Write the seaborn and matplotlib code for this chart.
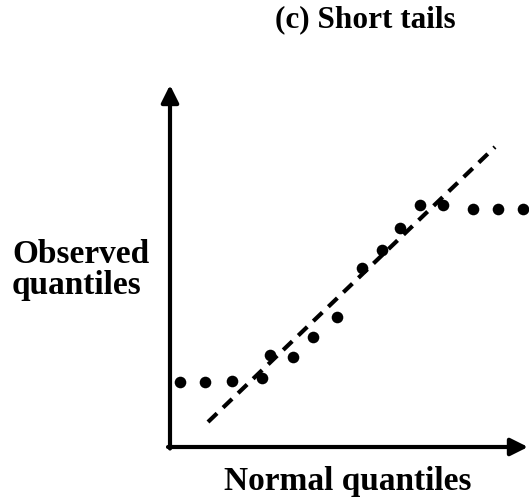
import matplotlib
matplotlib.use('Agg')
import matplotlib.pyplot as plt
import seaborn as sns
import pandas as pd

# sketch of a normal Q-Q plot for a short-tailed sample
normal_q = [0.10, 0.35, 0.62, 0.92, 1.00, 1.23, 1.43, 1.67, 1.92, 2.12, 2.30, 2.50, 2.73, 3.03, 3.28, 3.53]
observed_q = [0.65, 0.65, 0.66, 0.69, 0.92, 0.90, 1.10, 1.30, 1.79, 1.97, 2.19, 2.42, 2.42, 2.38, 2.38, 2.38]
ref_x = [0.38, 3.25]
ref_y = [0.25, 3.00]

df = pd.DataFrame({'x': normal_q, 'y': observed_q})
ref = pd.DataFrame({'x': ref_x, 'y': ref_y})

sns.set_style('white')
plt.rcParams['font.family'] = ['Liberation Serif', 'DejaVu Serif']
plt.rcParams['text.color'] = 'black'

fig = plt.figure(figsize=(5.29, 4.98), dpi=100)
ax = fig.add_axes([170/529, 51/498, 359/529, 362/498])

sns.lineplot(data=ref, x='x', y='y', ax=ax, color='black', lw=3.0, dashes=False)
ax.lines[0].set_dashes((3.0, 2.0))
sns.scatterplot(data=df, x='x', y='y', ax=ax, color='black', s=70, marker='o',
                edgecolor='black', linewidth=0, clip_on=False)

ax.set_xlim(0, 3.59)
ax.set_ylim(0, 3.62)
for s in ax.spines.values():
    s.set_visible(False)
ax.set_xticks([])
ax.set_yticks([])
ax.set_xlabel('')
ax.set_ylabel('')

arrow = dict(arrowstyle='-|>', lw=3.0, color='black', mutation_scale=26, shrinkA=0, shrinkB=0)
ax.annotate('', xy=(0, 3.62), xytext=(0, -0.015), arrowprops=arrow, annotation_clip=False)
ax.annotate('', xy=(3.58, 0), xytext=(-0.02, 0), arrowprops=arrow, annotation_clip=False)

fig.text(365/529, 1 - 20/498, '(c) Short tails', ha='center', va='center',
         fontsize=22.5, fontweight='bold', color='black')
fig.text(12/529, 1 - 270/498, 'Observed\nquantiles', ha='left', va='center',
         fontsize=24, fontweight='bold', linespacing=1.0, color='black')
fig.text(348/529, 1 - 481/498, 'Normal quantiles', ha='center', va='center',
         fontsize=24, fontweight='bold', color='black')

fig.savefig('out.png', dpi=100)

### Brief
Only the lines from the top of the data through the line with "import pandas as pd" should be quoted, exactly and with both ends kept; skip the pictures.

### Response to the exercise
Write the seaborn and matplotlib code for this chart.
import matplotlib
matplotlib.use('Agg')
import matplotlib.pyplot as plt
import seaborn as sns
import pandas as pd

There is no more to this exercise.